結果として、「きちんと感」が欠け、だらしない印象を与えてしまうこともあります。
マナー・TPOの観点
日本のビジネス環境では、「清潔感=信頼感」と捉えられる傾向が強く、そのためワイシャツの直着きは基本的に避けるのが無難です。
特に白や薄手のブロードシャツは透けやすく、商談や会議などのフォーマルな場ではマナー違反と受け取られる可能性もあります。
ただし、厚手のオックスフォード地や濃色シャツであれば、職場の雰囲気によっては直着も許容されるケースがあります。
要は「TPOを意識した使い分け」が重要です。
例外的に直着しても問題ないケース
すべての状況で直着が悪いわけではありません。
以下のような条件下では現実的な選択肢になることもあります。
- リネンシャツなどカジュアル用途:夏の休日スタイルやリゾートシーンでは直着が自然。
- 濃色・厚手の素材:透けが少なく、汗ジミも目立ちにくい。
- 短時間の外出・軽作業:汗をかいてもすぐ洗濯できる場合は問題なし。
つまり、「フォーマルな場では避ける」「カジュアルでは素材次第」という判断が最適です。
快適で清潔に着こなすための対策
専用インナーを活用
最近では「ワイシャツ専用インナー」が多数販売されています。
以下の条件を満たすものを選ぶと、見た目も快適性も格段に向上します。
- 色:肌になじむベージュやモカ色(白は透けやすい)
- 形:深Vネックタイプなら第一ボタンを開けても見えにくい
- 素材:吸汗速乾・通気性重視(例:ユニクロ「エアリズム」、グンゼ「クールマジック」など)

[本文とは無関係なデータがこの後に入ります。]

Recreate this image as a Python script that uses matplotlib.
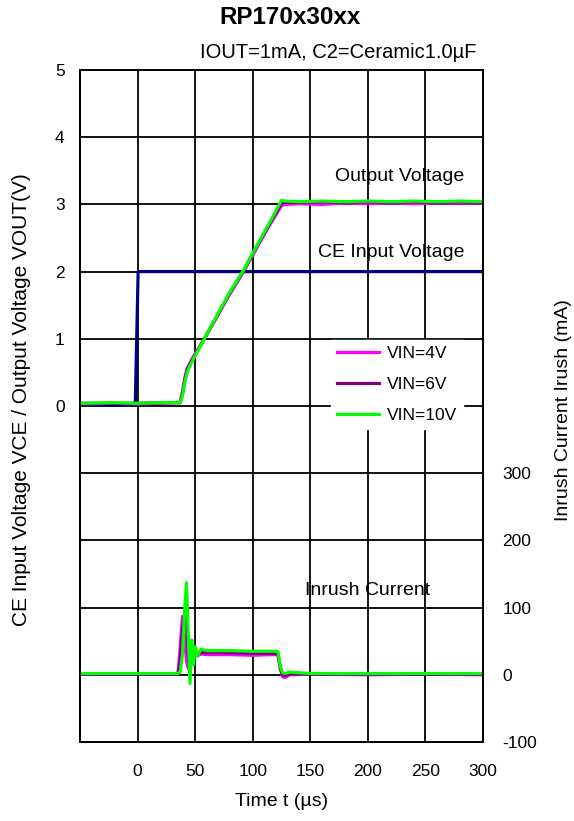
import numpy as np
import matplotlib
matplotlib.use('Agg')
import matplotlib.pyplot as plt

plt.rcParams['font.family'] = ['Liberation Sans', 'DejaVu Sans']
plt.rcParams['axes.unicode_minus'] = False

# Data
# CE input voltage (V)
t_ce = [-50, -2, 0.5, 300]
v_ce = [0.02, 0.02, 2.0, 2.0]

# Output voltage (V) for each VIN
t_out = [-50, -20, 0, 20, 37, 39, 41, 43, 46, 50, 58, 70, 80, 92, 105, 115,
         125, 128, 140, 160, 180, 200, 220, 240, 260, 280, 300]
v_out_4 = [0.03, 0.04, 0.03, 0.04, 0.05, 0.22, 0.42, 0.56, 0.66, 0.78, 1.0,
           1.36, 1.66, 2.0, 2.4, 2.7, 2.98, 3.0, 3.01, 3.0, 3.02, 3.01, 3.02,
           3.01, 3.02, 3.02, 3.02]
v_out_6 = [0.04, 0.04, 0.04, 0.05, 0.05, 0.18, 0.38, 0.53, 0.64, 0.76, 1.0,
           1.37, 1.68, 2.01, 2.42, 2.72, 3.02, 3.03, 3.03, 3.04, 3.03, 3.04,
           3.03, 3.04, 3.03, 3.04, 3.03]
v_out_10 = [0.04, 0.05, 0.04, 0.05, 0.05, 0.15, 0.35, 0.5, 0.62, 0.75, 1.0,
            1.38, 1.69, 2.02, 2.43, 2.74, 3.06, 3.05, 3.04, 3.05, 3.04, 3.05,
            3.04, 3.05, 3.04, 3.05, 3.04]

# Inrush current (mA) for each VIN
t_in = [-50, 0, 35, 37, 39, 41, 42.5, 44, 45.5, 47, 48.5, 50, 52, 55, 60, 80,
        100, 115, 120, 122, 124, 126, 128, 132, 150, 200, 250, 300]
i_4 = [1, 1, 1, 40, 87, 50, 20, 10, 5, 25, 22, 30, 28, 31, 30, 30, 29, 30, 30,
       29, 8, -3, -4, 0, 1, 0, 1, 0]
i_6 = [1, 1, 1, 20, 70, 90, 80, 30, 0, 35, 20, 33, 30, 33, 33, 33, 32, 32, 32,
       31, 10, 0, -1, 1, 1, 1, 1, 1]
i_10 = [2, 2, 2, 4, 30, 100, 137, 60, -13, 52, 15, 42, 28, 38, 36, 36, 35, 35,
        35, 34, 12, 3, 2, 4, 2, 2, 2, 2]

labels = ['VIN=4V', 'VIN=6V', 'VIN=10V']
colors = ['#ff00ff', '#800080', '#00ff00']

fig = plt.figure(figsize=(5.74, 8.21), dpi=100)
ax = fig.add_axes([80 / 574, 1 - 742 / 821, 403 / 574, 672 / 821])
ax2 = ax.twinx()

# Voltages
ax.plot(t_ce, v_ce, color='#000080', lw=2.3, zorder=3)
for v, c, lab in zip([v_out_4, v_out_6, v_out_10], colors, labels):
    ax.plot(t_out, v, color=c, lw=2.3, label=lab, zorder=4)

# Inrush current
for i, c in zip([i_4, i_6, i_10], colors):
    ax2.plot(t_in, i, color=c, lw=2.3)

ax.set_xlim(-50, 300)
ax.set_ylim(-5, 5)
ax2.set_ylim(-100, 900)

ax.set_xticks(np.arange(-50, 301, 50))
ax.set_xticklabels([''] + [str(x) for x in range(0, 301, 50)])
ax.set_yticks(np.arange(-5, 6, 1))
ax.set_yticklabels([''] * 5 + [str(y) for y in range(0, 6)])
ax2.set_yticks(np.arange(-100, 301, 100))

ax.tick_params(axis='both', length=0, labelsize=12.5)
ax.tick_params(axis='x', pad=16)
ax.tick_params(axis='y', pad=11)
ax2.tick_params(axis='y', length=0, labelsize=12.5, pad=14)

ax.grid(True, color='black', lw=1.3)
for sp in list(ax.spines.values()) + list(ax2.spines.values()):
    sp.set_linewidth(1.3)

ax.set_xlabel('Time t (µs)', fontsize=14, labelpad=10)
fig.text(22 / 574, 1 - 400 / 821,
         'CE Input Voltage VCE / Output Voltage VOUT(V)',
         rotation=90, ha='center', va='center', fontsize=15)
fig.text(563 / 574, 1 - 410 / 821, 'Inrush Current Irush (mA)',
         rotation=90, ha='center', va='center', fontsize=14)

fig.text(290 / 574, 1 - 18 / 821, 'RP170x30xx', ha='center', va='center',
         fontsize=17.5, fontweight='bold')
fig.text(477 / 574, 1 - 52 / 821, 'IOUT=1mA, C2=Ceramic1.0µF',
         ha='right', va='center', fontsize=14.5)

ax.text(228, 3.42, 'Output Voltage', ha='center', va='center', fontsize=14)
ax.text(220, 2.29, 'CE Input Voltage', ha='center', va='center', fontsize=14)
ax2.text(200, 126, 'Inrush Current', ha='center', va='center', fontsize=14)

handles, labs = ax.get_legend_handles_labels()
leg = ax2.legend(handles, labs, loc='upper left',
                 bbox_to_anchor=(331 / 574, 1 - 340 / 821),
                 bbox_transform=fig.transFigure, frameon=True, fancybox=False,
                 edgecolor='white', facecolor='white', framealpha=1,
                 fontsize=12.5, handlelength=2.4, handletextpad=0.45,
                 labelspacing=0.9, borderpad=0.35, borderaxespad=0)

fig.savefig('out.png', dpi=100)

脇汗が気になる人は、半袖・七分袖タイプを選ぶと効果的です。
メンテナンスと衛生ケア
直着をする場合は、特に日々の洗濯ケアが重要です。
- 着用ごとに洗濯する
- 襟・脇を酸素系漂白剤で前処理
- 早めに乾かして雑菌の繁殖を防ぐ
- 黄ばみが出たら、放置せず部分ケアを行う
また、制汗剤や汗取りパッドを併用すれば、におい・汗ジミ対策の効果も高まります。
まとめ
| 観点 | 直着のリスク | 対策 |
|---|---|---|
| 衛生面 | 汗・皮脂による黄ばみ、臭い、雑菌 | 毎回洗濯・漂白剤の前処理 |
| 快適性 | ベタつき・チクチク・冷え | 通気性の高いインナーを着用 |
| 見た目 | 透け・シワ・汗ジミ | ベージュ系インナー・厚手素材 |
| マナー | ビジネスでは不向き | カジュアル時のみ直着OK |
ワイシャツを直に着ることは、衛生・快適性・見た目の面でリスクが高く、特にビジネスシーンではインナー着用が基本です。
一方で、リネンやオックスフォードなどの厚手素材・カジュアルスタイルなら、直着でも自然に見える場合があります。
つまり大切なのは、「生地と場面のバランスを取ること」。
機能性インナーを上手に活用し、汗・透け・清潔感をコントロールすれば、どんな季節でも快適で好印象な着こなしが実現します。
以上、ワイシャツを直に着るのは問題があるのかについてでした。
最後までお読みいただき、ありがとうございました。